COMENTARIO

 Lc 2,41-50 

Característico del Evangelio de la infancia es que apenas recoge obras o palabras de Jesús: aprendemos quién es Jesucristo de las acciones y palabras de los otros personajes de la narración. Este episodio viene a cambiar ese proceder. El ángel había proclamado la filiación divina de Jesús en el anuncio (1,35), poco después lo dirá también la voz del cielo en el Bautismo (3,22): en medio de los dos testimonios, Jesús mismo lo afirma ahora con sus palabras (v. 49): «El hallazgo de Jesús en el Templo es el único suceso que rompe el silencio de los Evangelios sobre los años ocultos de Jesús. Jesús deja entrever en ello el misterio de su consagración total a una misión derivada de su filiación divina» (Catecismo de la Iglesia Católica, n. 534).

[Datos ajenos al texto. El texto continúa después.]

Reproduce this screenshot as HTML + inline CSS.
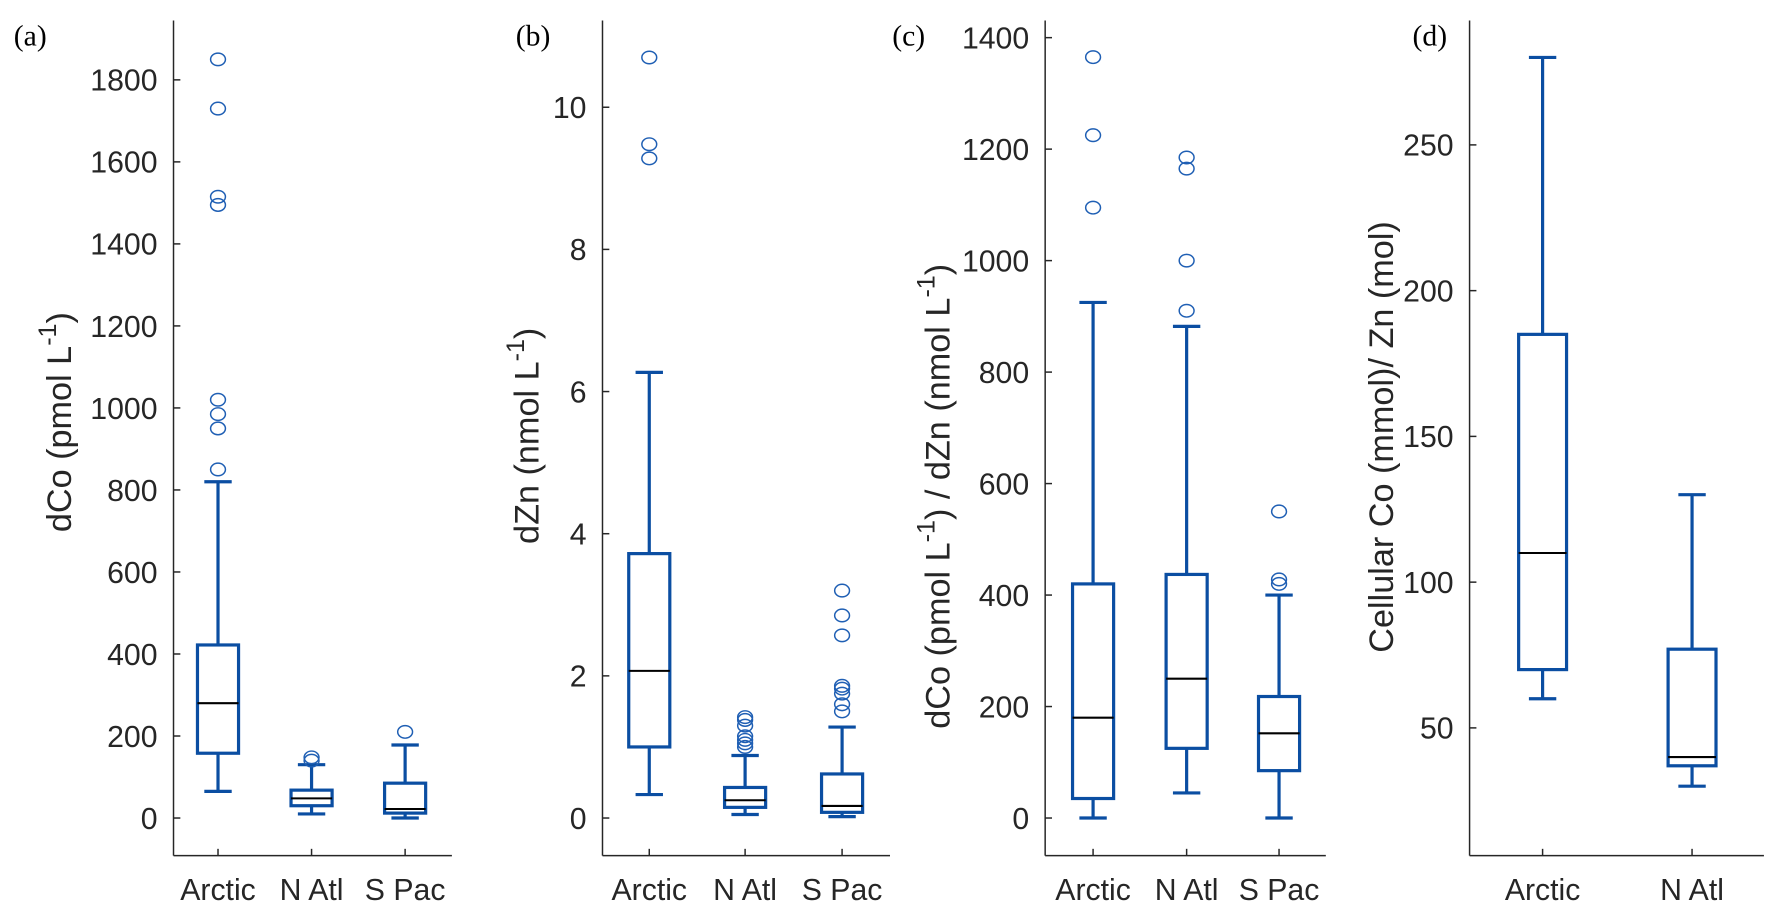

Los Ácimos y Pascua eran una de las tres fiestas en que los varones de Israel debían peregrinar al Templo de Jerusalén (Dt 16,16). La obligación no concernía a las mujeres y a los niños, aunque las familias piadosas solían llevarlos desde edad temprana. La pérdida de Jesús es explicable. Por entonces, Jerusalén solía triplicar su población en las fiestas de las peregrinaciones. Acostumbraban a ir en caravanas y en dos grupos, uno de hombres y otro de mujeres. Los niños podían ir indistintamente en cualquiera. Al hacer un alto en el camino, se reunían las familias: quizás entonces descubrieron que el Niño se había quedado en Jerusalén. El evangelista narra las circunstancias de ese viaje con sobriedad, porque quiere detenerse en el diálogo de Jesús con su Madre. En efecto, sus padres lo encuentran «escuchando y preguntando» a los doctores (v. 46), de tal manera que los presentes están «admirados de su sabiduría y de sus respuestas» (v. 47). Es un modo de preparar lo que se leerá a continuación: Jesús no es un niño cualquiera, ni siquiera un niño más sabio que los demás: es el Hijo de Dios. El diálogo de Jesús con su Madre sorprende por su aparente desapego, pero, para entenderlo, no hay que olvidar que la mentalidad semita es aficionada a los contrastes y a las antítesis. Jesús, como afirma San Ambrosio, «no les reprende porque le busquen como hijo, sino que les hace levantar los ojos de su espíritu para que vean lo que se debe a Aquel de quien es Hijo Eterno» (Expositio Evangelii secundum Lucam, ad loc.).